6 Myths About Employer Brand Dispelled

No longer the new fad or trend, employer brand is quickly becoming a strategic staple for organizations hungry to solve talent challenges. Where leaders used clamor for as much candidate volume as possible, now all we hear is a refrain of “we need the best talent” or “we need talent that will thrive in our culture.”

As with most things that shift from trend to a core part of your strategy, there is still confusion in the market. Debunking the most common employer brand myths can be the first step in educating new professionals in the space or internal stakeholders and colleagues you need to help support your mission.

Myth: Creating an employer brand is an initiative or project within HR that has a start and a finish.
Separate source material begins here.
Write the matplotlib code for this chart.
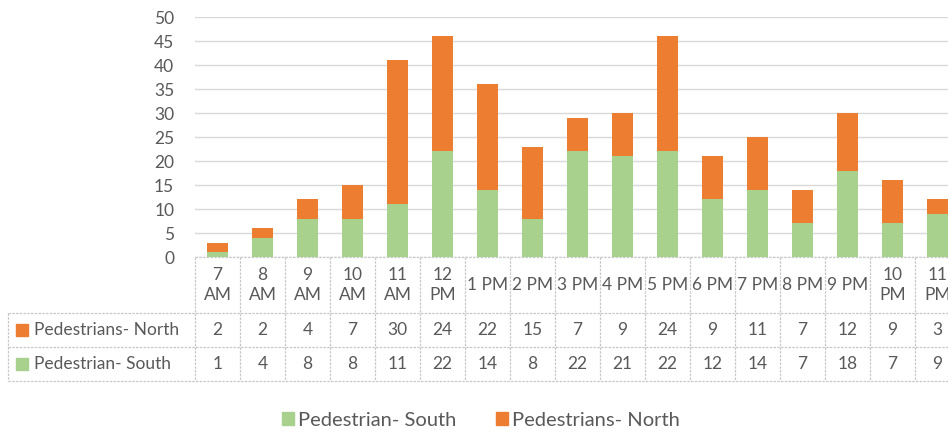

Truth: Creating an employer brand is transformational and requires ongoing support and resources from all parts of the organization. Employer brands are living and breathing entities. They aren’t a project to be completed--once built, they never go away and need to be managed and measured. Like consumer brands, they need a foundation you can market from and have to be consistently researched, managed, and measured. Your organization’s employer brand is always present, meaning that while campaigns and marketing tactics can be projects--such as running a campaign to attract more women in technology--when that campaign ends, the brand remains.

Myth: Employer brands are developed in the boardroom by senior executives.

Truth: Authentic employer brands are built from the bottom up by listening to and hearing the voices of employees. And while the CEO, CHRO, and/or CMO may have real opinions on what they think employees and candidates think and feel, it’s the data that should drive the core of your employer brand, your messaging, and your marketing strategy.

Myth: Employer brand and recruitment marketing are the same thing.

Truth: Employer brand is the brand of the entirety of the employment experience -- from awareness to recruitment to retention to departure. Recruitment marketing is a subset of employer brand; it’s the collection of marketing tactics and activities used to recruit candidates.

Myth: Every employer brand requires the use of social media

Truth: Social media is a marketing avenue, not an employer brand strategy. You must seek to understand the audiences you wish to attract, and if research tells you that social media is the right marketing channel, then by all means use it! However, don't aimlessly post all over Facebook and Twitter just  because that’s what everyone else is doing.

Myth: Authenticity means user-generated content.

Truth: Most organizations turn to user-generated content because it’s cheaper. And there is nothing wrong with that. But keep in mind that being authentic means being genuine,staying true to your employer brand, and sharing the honest employment experience, warts and all. If all you can afford is employee video content on a mobile device, that’s okay! But if you have the investment, strong creative content can showcase your organization’s authenticity in a professional, highly impactful way.

And finally, my favorite:

Myth: Employer brand and employer value proposition (EVP) are the same thing.

Truth: Here at exaqueo, we have a specific point of view on this--we firmly believe EVP and employer brand are two distinctive concepts. We see EVP as the strengths of the employment experience--all the things that your employees value. The employer brand is the subset of those strengths that  you wish to hang your hat on. Think about it like a product. Engineers may point out that a new car has hundreds of product attributes, but the marketers can’t sell all of them. They must pick and choose the few that will resonate most with their target audience based on the research.